Le segment du bio représente aujourd’hui 5 % du marché des fruits et légumes frais. Nombreux sont les acteurs à l’introduire dans leur offre, voire à créer une véritable entité bio. Le bio est-il devenu incontournable et qu’est-ce qui fait sa force par rapport à d’autres tendances ?

© Claire Tillier

Selon l’Agence bio, la croissance du marché français des fruits et légumes bio a été de plus de 30 % en valeur en 2016. ProNatura, numéro un historique des fruits et légumes frais bio, a affiché en 2016 un chiffre d’affaires de plus de 150 M€, soit deux fois plus qu’il y a cinq ans. Le groupe Bonduelle, leader mondial des légumes transformés, reconnaît le bio comme incontournable et en fait un de ses axes de croissance pour les trois prochaines années. Et ce ne sont que quelques exemples.

La qualité avant la quantité

Il y a d’abord un phénomène d’inversion des valeurs de consommation pour une partie croissante des acheteurs : à la course aux promotions succède aujourd’hui une recherche de produits porteurs de valeurs sociétales. Le prix unitaire n’est plus le critère principal pour ces acheteurs ; ce qui compte ce sont des qualités palpables, comme le goût, ou invisibles comme la contribution à un meilleur environnement. Au quantitatif succède le qualitatif.
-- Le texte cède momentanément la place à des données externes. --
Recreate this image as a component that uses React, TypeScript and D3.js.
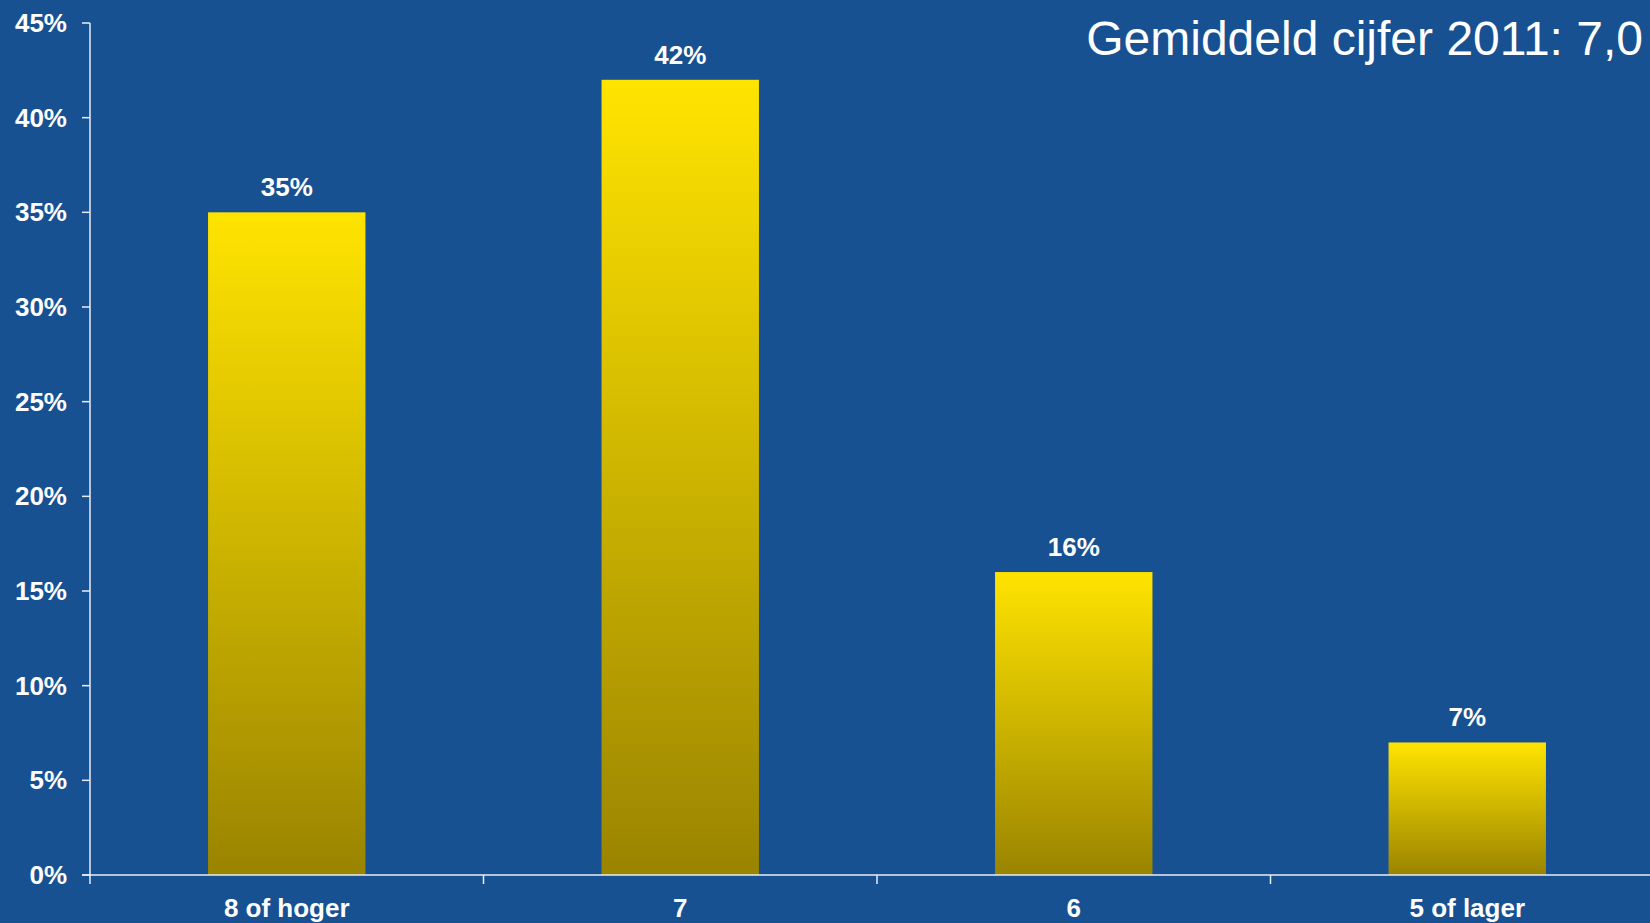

Les produits issus de l’agriculture bio ne sont pas les seuls à profiter de cette vague qu’ils ont contribué à provoquer : les produits locaux et de saison, les produits alternatifs, économes en intrants y participent aussi.

Les atouts majeurs du bio

Mais la filière bio dispose de plusieurs atouts majeurs : c’est un concept mondial, c’est un produit contrôlé, c’est un concept transversal aussi bien animal que végétal. Il s’applique aussi bien aux produits agricoles bruts qu’aux produits alimentaires transformés. Ces caractéristiques ont, par exemple, permis l’essor de réseaux de distribution spécialisés, ce qui n’est pas le cas des AOP/IGP, ni d’un autre concept remarquable comme le “Bleu-Blanc-Cœur”.

Des acteurs engagés

La deuxième raison est l’engagement des acteurs. Un hectare de culture bio demande davantage de travail que son équivalent conventionnel, les risques techniques sont plus grands, la mévente coûte plus cher. Sans engagement, sans adhésion aux principes, pas de bio ! Il faut garder ce fait à l’esprit, au moment où le succès des pionniers attire les suiveurs.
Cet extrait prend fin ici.